[Code that draws figures]
○ ○ ○ ○

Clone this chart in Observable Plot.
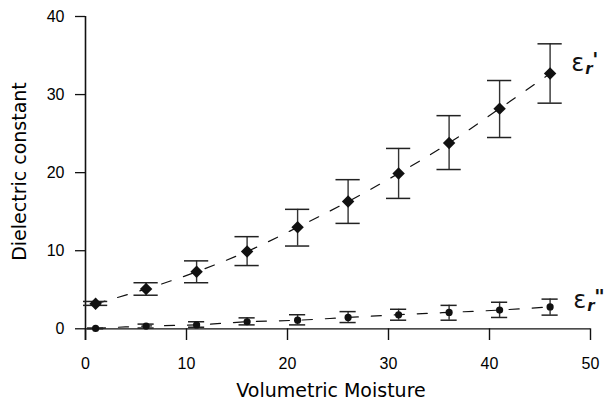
<!DOCTYPE html>
<html><head><meta charset="utf-8">
<script src="https://cdn.jsdelivr.net/npm/d3@7"></script>
<script src="https://cdn.jsdelivr.net/npm/@observablehq/plot@0.6"></script>
<style>body{margin:0;background:#fff}</style>
</head><body><div id="chart"></div>
<script>
const moisture = [1, 6, 11, 16, 21, 26, 31, 36, 41, 46];
const realPart = [3.2, 5.1, 7.3, 9.9, 13.0, 16.3, 19.9, 23.8, 28.2, 32.7];
const realLow  = [3.0, 4.3, 5.9, 8.1, 10.6, 13.5, 16.7, 20.4, 24.5, 28.9];
const realHigh = [3.5, 5.9, 8.7, 11.8, 15.3, 19.1, 23.1, 27.3, 31.8, 36.5];
const imagPart = [0.05, 0.35, 0.5, 0.9, 1.1, 1.45, 1.8, 2.1, 2.4, 2.8];
const imagLow  = [0.0, 0.1, 0.2, 0.5, 0.5, 0.8, 1.1, 1.1, 1.45, 1.75];
const imagHigh = [0.1, 0.6, 0.9, 1.4, 1.8, 2.2, 2.5, 3.0, 3.4, 3.8];
const xTicks = [0, 10, 20, 30, 40, 50];
const yTicks = [0, 10, 20, 30, 40];
const seriesLabels = [{name: "ε", sub: "r", mark: "'", x: 48.1, y: 34.0}, {name: "ε", sub: "r", mark: "\"", x: 48.3, y: 3.6}];

const real = moisture.map((m, i) => ({x: m, y: realPart[i], lo: realLow[i], hi: realHigh[i]}));
const imag = moisture.map((m, i) => ({x: m, y: imagPart[i], lo: imagLow[i], hi: imagHigh[i]}));
const ink = "#111";
const titleFont = "'Comic Sans MS', 'DejaVu Sans', sans-serif";
const labelFont = "'DejaVu Sans', sans-serif";

const chart = Plot.plot({
  width: 606, height: 403,
  marginLeft: 85, marginRight: 16, marginTop: 16, marginBottom: 63,
  style: {fontFamily: "'Liberation Sans', Arial, sans-serif", fontSize: "16px", color: ink, background: "#fff"},
  x: {domain: [0, 50], axis: null},
  y: {domain: [-1.5, 40], axis: null},
  marks: [
    Plot.axisY(yTicks, {tickSize: 10, tickPadding: 11, stroke: ink, strokeWidth: 1.3, fontSize: 16, fill: "#000", label: null}),
    Plot.axisX(xTicks, {tickSize: 0, tickPadding: 17, fontSize: 16, fill: "#000", label: null}),
    Plot.ruleX([0], {stroke: ink, strokeWidth: 1.6}),
    Plot.ruleY([0], {stroke: ink, strokeWidth: 1.3}),
    Plot.ruleX(xTicks, {y1: 0, y2: -1.5, stroke: ink, strokeWidth: 1.4}),
    // fitted dashed curves
    Plot.line(real, {x: "x", y: "y", curve: "catmull-rom", stroke: ink, strokeWidth: 1.2, strokeDasharray: "10,13"}),
    Plot.line(imag, {x: "x", y: "y", curve: "catmull-rom", stroke: ink, strokeWidth: 1.2, strokeDasharray: "10,13"}),
    // error bars
    Plot.ruleX(real, {x: "x", y1: "lo", y2: "hi", stroke: "#333", strokeWidth: 1.4}),
    Plot.ruleY(real, {y: "lo", x1: d => d.x - 1.2, x2: d => d.x + 1.2, stroke: "#222", strokeWidth: 1.5}),
    Plot.ruleY(real, {y: "hi", x1: d => d.x - 1.2, x2: d => d.x + 1.2, stroke: "#222", strokeWidth: 1.5}),
    Plot.ruleX(imag, {x: "x", y1: "lo", y2: "hi", stroke: "#333", strokeWidth: 1.4}),
    Plot.ruleY(imag, {y: "lo", x1: d => d.x - 0.8, x2: d => d.x + 0.8, stroke: "#222", strokeWidth: 1.5}),
    Plot.ruleY(imag, {y: "hi", x1: d => d.x - 0.8, x2: d => d.x + 0.8, stroke: "#222", strokeWidth: 1.5}),
    // points
    Plot.dot(real, {x: "x", y: "y", symbol: "diamond2", r: 5.6, fill: ink, stroke: "none"}),
    Plot.dot(imag, {x: "x", y: "y", symbol: "circle", r: 3.6, fill: ink, stroke: "none"}),
    // series labels
    Plot.text(seriesLabels, {x: "x", y: "y", text: "name", textAnchor: "start", fontSize: 24, fill: ink, fontFamily: labelFont}),
    Plot.text(seriesLabels, {x: "x", y: "y", text: "sub", textAnchor: "start", dx: 14, dy: 6, fontSize: 15, fontStyle: "italic", fontWeight: "bold", fill: ink, fontFamily: labelFont}),
    Plot.text(seriesLabels, {x: "x", y: "y", text: "mark", textAnchor: "start", dx: 21, dy: -4, fontSize: 20, fontStyle: "italic", fontWeight: "bold", fill: ink, fontFamily: labelFont}),
    // axis titles
    Plot.text(["Volumetric Moisture"], {frameAnchor: "bottom", textAnchor: "middle", lineAnchor: "middle", dx: -7, dy: 50, fontSize: 19, fill: "#000", fontFamily: titleFont}),
    Plot.text(["Dielectric constant"], {frameAnchor: "left", textAnchor: "middle", lineAnchor: "middle", rotate: -90, dx: -66, dy: -7, fontSize: 19, fill: "#000", fontFamily: titleFont})
  ]
});
document.getElementById("chart").appendChild(chart);
</script>
</body></html>
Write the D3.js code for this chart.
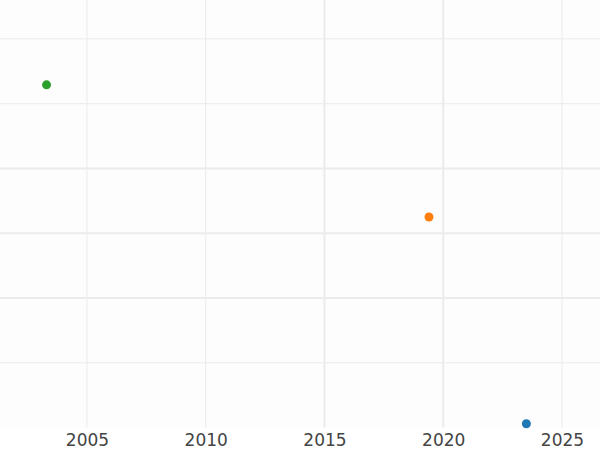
<!DOCTYPE html>
<html><head><meta charset="utf-8">
<script src="https://cdn.jsdelivr.net/npm/d3@7"></script>
<style>body{margin:0;background:#fff;} svg{display:block;}</style>
</head><body>
<svg id="chart" width="600" height="450"></svg>
<script>
// Data
const years = [2003.3, 2019.4, 2023.5];
const values = [5.29, 3.25, 0.06];
const seriesColors = ["#2ca02c", "#ff7f0e", "#1f77b4"];
const xTicks = [2005, 2010, 2015, 2020, 2025];
const xMajorGrid = [2015, 2020];
const yTicks = [1, 2, 3, 4, 5, 6];
const yMajorGrid = [2, 3, 4];

const W = 600, H = 450;
const m = {top: 0, right: 0, bottom: 22.4, left: 0};
const svg = d3.select("#chart");
const x = d3.scaleLinear().domain([2001.34, 2026.6]).range([m.left, W - m.right]);
const y = d3.scaleLinear().domain([0, 6.6]).range([H - m.bottom, m.top]);

svg.append("rect").attr("x", m.left).attr("y", m.top)
  .attr("width", W - m.left - m.right).attr("height", H - m.top - m.bottom)
  .attr("fill", "#fdfdfd");

const g = svg.append("g");
g.selectAll(".vg").data(xTicks).join("line")
  .attr("x1", d => x(d)).attr("x2", d => x(d))
  .attr("y1", m.top).attr("y2", H - m.bottom)
  .attr("stroke", "#ebebeb")
  .attr("stroke-width", d => xMajorGrid.includes(d) ? 2 : 1);
g.selectAll(".hg").data(yTicks).join("line")
  .attr("y1", d => y(d)).attr("y2", d => y(d))
  .attr("x1", m.left).attr("x2", W - m.right)
  .attr("stroke", "#ebebeb")
  .attr("stroke-width", d => yMajorGrid.includes(d) ? 2 : 1);

const xAxis = d3.axisBottom(x).tickValues(xTicks).tickFormat(d3.format("d")).tickSize(0).tickPadding(6.5);
const ax = svg.append("g").attr("transform", `translate(0,${H - m.bottom})`).call(xAxis);
ax.select(".domain").remove();
ax.selectAll("text").attr("fill", "#444").style("font-family", "DejaVu Sans").style("font-size", "17px");

svg.append("g").selectAll("circle").data(years.map((d, i) => ({x: d, y: values[i], c: seriesColors[i]})))
  .join("circle")
  .attr("cx", d => x(d.x)).attr("cy", d => y(d.y)).attr("r", 4.5)
  .attr("fill", d => d.c);
</script>
</body></html>
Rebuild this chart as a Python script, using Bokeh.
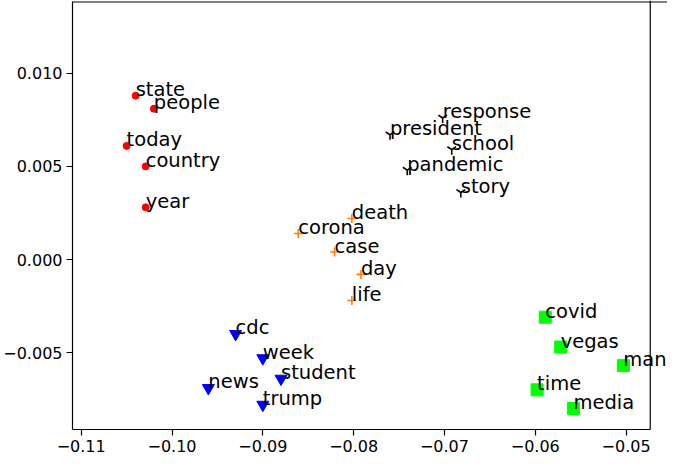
from bokeh.plotting import figure
from bokeh.models import ColumnDataSource, Label, Range1d, FixedTicker, Span
from bokeh.embed import file_html
from bokeh.resources import INLINE

# --- data ---
red_words = ["state", "people", "today", "country", "year"]
red_x = [-0.1040, -0.1020, -0.1050, -0.1029, -0.1029]
red_y = [0.0088, 0.0081, 0.0061, 0.0050, 0.0028]

black_words = ["response", "president", "school", "pandemic", "story"]
black_x = [-0.0702, -0.0760, -0.0692, -0.0741, -0.0682]
black_y = [0.0076, 0.0067, 0.0059, 0.0048, 0.0036]

orange_words = ["death", "corona", "case", "day", "life"]
orange_x = [-0.0802, -0.0861, -0.0821, -0.0792, -0.0802]
orange_y = [0.0022, 0.0014, 0.0004, -0.0008, -0.0022]

blue_words = ["cdc", "week", "student", "news", "trump"]
blue_x = [-0.0930, -0.0900, -0.0880, -0.0960, -0.0900]
blue_y = [-0.0040, -0.0053, -0.0064, -0.0069, -0.0078]

green_words = ["covid", "vegas", "man", "time", "media"]
green_x = [-0.0589, -0.0572, -0.0503, -0.0598, -0.0558]
green_y = [-0.0031, -0.0047, -0.0057, -0.0070, -0.0080]

x_ticks = [-0.11, -0.10, -0.09, -0.08, -0.07, -0.06, -0.05]
x_tick_labels = ["\u22120.11", "\u22120.10", "\u22120.09", "\u22120.08", "\u22120.07", "\u22120.06", "\u22120.05"]
y_ticks = [-0.005, 0.0, 0.005, 0.010]
y_tick_labels = ["\u22120.005", "0.000", "0.005", "0.010"]

# axes box limits
x_lo, x_hi = -0.11096, -0.04734
y_lo, y_hi = -0.00913, 0.01383

FONT = "DejaVu Sans"

# the plotting frame reaches beyond the box on the right/top so that
# labels (e.g. "man") can overflow the right spine like in the reference
p = figure(width=667, height=454, output_backend="svg", toolbar_location=None,
           x_range=Range1d(x_lo, x_hi + 0.0019), y_range=Range1d(y_lo, y_hi + 0.00008),
           min_border_left=10, min_border_right=0, min_border_top=0, min_border_bottom=10)
p.grid.visible = False
p.outline_line_color = None

for ax, ticks, labels, bounds in ((p.xaxis[0], x_ticks, x_tick_labels, (x_lo, x_hi)),
                                  (p.yaxis[0], y_ticks, y_tick_labels, (y_lo, y_hi))):
    ax.ticker = FixedTicker(ticks=ticks)
    ax.major_label_overrides = {t: l for t, l in zip(ticks, labels)}
    ax.bounds = bounds
    ax.minor_tick_line_color = None
    ax.major_tick_in = 0
    ax.major_tick_out = 6
    ax.major_tick_line_width = 1.2
    ax.axis_line_width = 1.2
    ax.axis_line_color = "black"
    ax.major_label_text_font = FONT
    ax.major_label_text_font_size = "16px"
    ax.major_label_text_color = "black"
    ax.major_label_standoff = 4

# right and top spines
p.add_layout(Span(location=x_hi, dimension="height", line_color="black", line_width=1.2))
p.add_layout(Span(location=y_hi, dimension="width", line_color="black", line_width=1.2))

groups = [
    (red_words, red_x, red_y, "circle", "#ff0000", 7),
    (black_words, black_x, black_y, "y", "black", 10),
    (orange_words, orange_x, orange_y, "cross", "#ff7f0e", 9),
    (blue_words, blue_x, blue_y, "inverted_triangle", "#0000ff", 12),
    (green_words, green_x, green_y, "square", "#00ff00", 12),
]

for words, xs, ys, marker, color, size in groups:
    src = ColumnDataSource(dict(x=xs, y=ys, w=words))
    lw = 1.6 if marker in ("y", "cross") else 1
    p.scatter("x", "y", source=src, marker=marker, size=size, fill_color=color,
              line_color=color, line_width=lw)
    for wx, wy, wt in zip(xs, ys, words):
        p.add_layout(Label(x=wx, y=wy, text=wt, text_font=FONT,
                           text_font_size="19.5px", text_color="black",
                           text_align="left", text_baseline="alphabetic",
                           y_offset=6))

open("out.html", "w").write(file_html(p, INLINE))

○ ○ ○ ○

• **REQUEST**
Copy out, exactly, every line from the one that contains "Rebuild this chart" through the one that contains "green_y = [-0.0031, -0.0047, -0.0057, -0.0070, -0.0080]". Pictures stay out of the copy.

• **RESPONSE**
Rebuild this chart as a Python script, using Bokeh.
from bokeh.plotting import figure
from bokeh.models import ColumnDataSource, Label, Range1d, FixedTicker, Span
from bokeh.embed import file_html
from bokeh.resources import INLINE

# --- data ---
red_words = ["state", "people", "today", "country", "year"]
red_x = [-0.1040, -0.1020, -0.1050, -0.1029, -0.1029]
red_y = [0.0088, 0.0081, 0.0061, 0.0050, 0.0028]

black_words = ["response", "president", "school", "pandemic", "story"]
black_x = [-0.0702, -0.0760, -0.0692, -0.0741, -0.0682]
black_y = [0.0076, 0.0067, 0.0059, 0.0048, 0.0036]

orange_words = ["death", "corona", "case", "day", "life"]
orange_x = [-0.0802, -0.0861, -0.0821, -0.0792, -0.0802]
orange_y = [0.0022, 0.0014, 0.0004, -0.0008, -0.0022]

blue_words = ["cdc", "week", "student", "news", "trump"]
blue_x = [-0.0930, -0.0900, -0.0880, -0.0960, -0.0900]
blue_y = [-0.0040, -0.0053, -0.0064, -0.0069, -0.0078]

green_words = ["covid", "vegas", "man", "time", "media"]
green_x = [-0.0589, -0.0572, -0.0503, -0.0598, -0.0558]
green_y = [-0.0031, -0.0047, -0.0057, -0.0070, -0.0080]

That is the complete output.